Investigators began examining bank accounts, transaction histories and internal financial records of the firm. Early scrutiny revealed inconsistencies in accounting practices and a lack of transparency in fund management. Several transactions appeared unclear, strengthening suspicions that the invested money had been systematically diverted.
Statements of other partners were also recorded during the investigation, helping officials piece together the operational pattern of the alleged fraud. Based on initial evidence, a formal case was registered, and further inquiry is underway.
Audit Findings: Personal Use and Stock Manipulation
A detailed audit of the firm uncovered multiple discrepancies. Authorities suspect that a portion of the investment funds was diverted for personal expenses rather than business purposes. Additionally, there are allegations that the actual value of goods stored in the warehouse was deliberately understated.
Investigators also found indications that certain stock items were falsely marked as “expired” to show artificial losses in financial records. This method is often used in fraud cases to conceal profits and justify financial shortfalls on paper.
Such manipulative accounting practices have become a recurring pattern in partnership frauds, where the accused attempts to create a misleading financial picture while siphoning off funds for personal gain.
Banking Trail and Document Analysis Underway
Officials have seized key documents from the accused, including bank statements, partnership agreements and stock registers. These are currently undergoing forensic examination to trace the movement of funds and establish the exact extent of the financial irregularities.
The investigation is also focusing on whether the accused used additional shell entities or third-party accounts to route money. If such links are established, authorities may expand the case to include money laundering charges.

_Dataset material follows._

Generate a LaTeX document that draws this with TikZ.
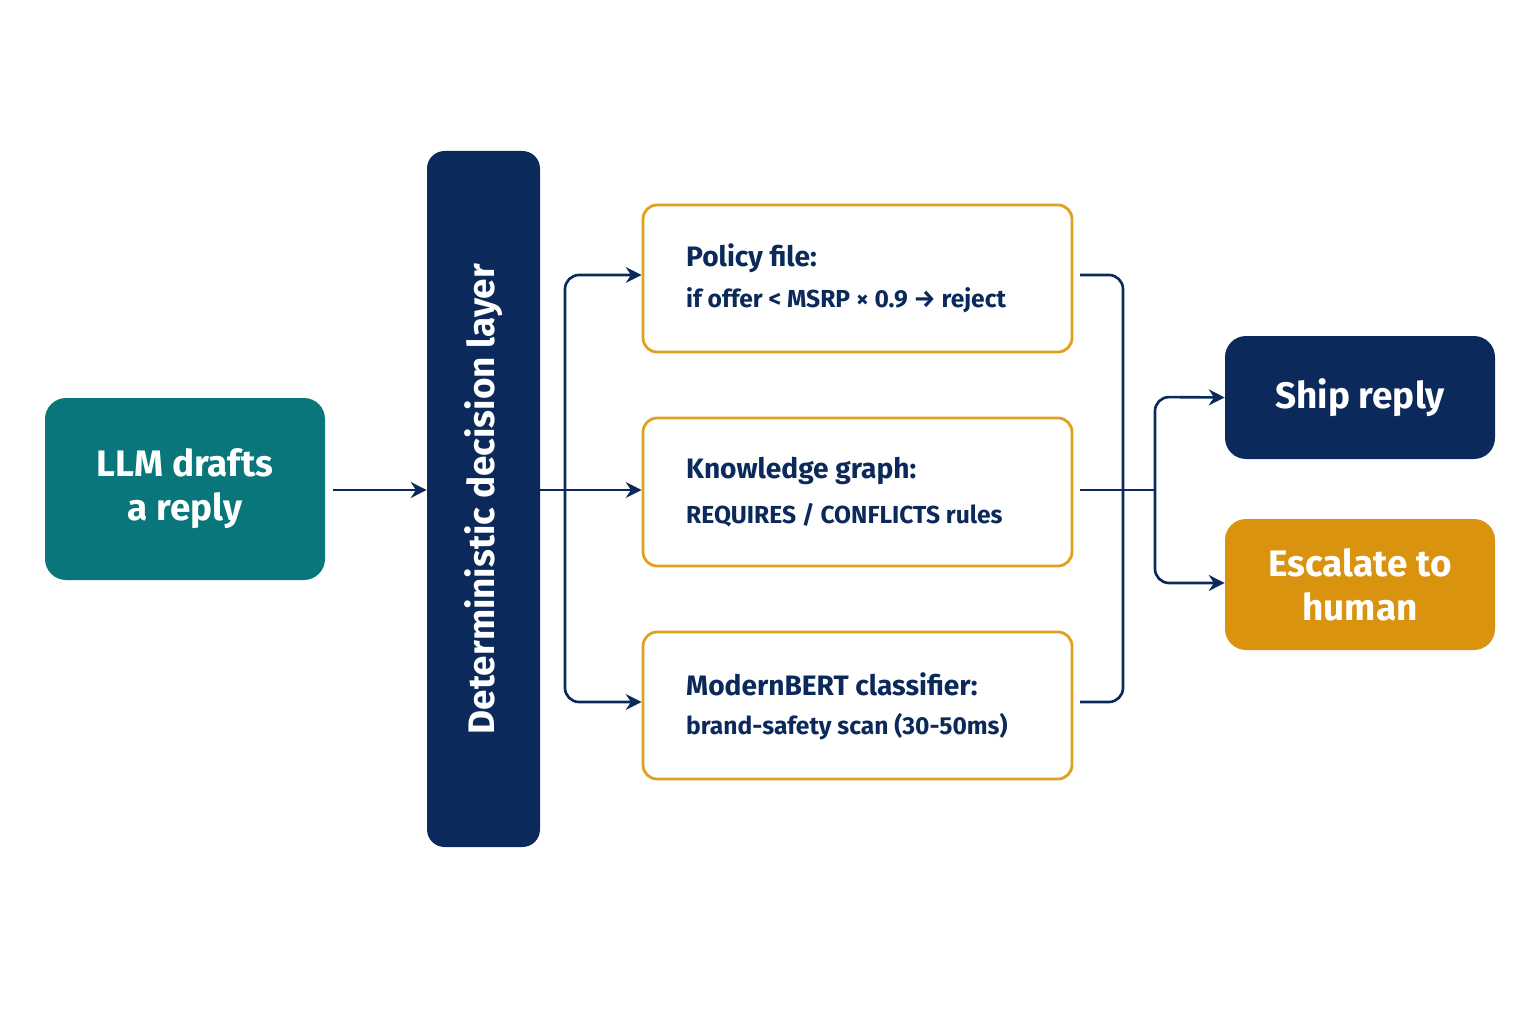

Financial experts note that tracking the banking trail is crucial in such cases, as it helps uncover hidden transactions and identify other possible beneficiaries involved in the scheme.
Rising Threat of Investment Frauds
Experts believe that this incident reflects a broader trend of rising investment frauds targeting small and mid-level investors. Fraudsters often exploit personal trust, offering attractive returns through informal partnerships, startups or trading ventures.
In many cases, victims are individuals who know the accused personally or are convinced by seemingly legitimate business proposals. This familiarity often delays suspicion, allowing the fraud to continue for an extended period before detection.
Evolving Nature of Financial Crime
Renowned cybercrime expert and former IPS officer Prof. Triveni Singh highlighted the growing complexity of such frauds. He stated that modern financial crimes are no longer limited to digital scams but have penetrated traditional business structures as well.
“Fraud today is not confined to online platforms. It increasingly involves misuse of trust and manipulation of business processes. Criminals exploit both human behaviour and systemic loopholes, making detection more difficult. Proper due diligence and verification before investing are critical,” he said.
Investigation Continues, More Action Likely
The investigation is ongoing, and officials expect more revelations in the coming days as interrogation progresses. Authorities have indicated that if further involvement of other individuals is established, additional legal action will follow.
The case serves as a reminder that blind trust in investment opportunities can lead to significant financial losses. Experts advise investors to thoroughly verify business credentials, legal documents and financial transparency before committing funds.
As financial ecosystems grow more complex, strengthening awareness and adopting cautious investment practices remain essential safeguards against such frauds.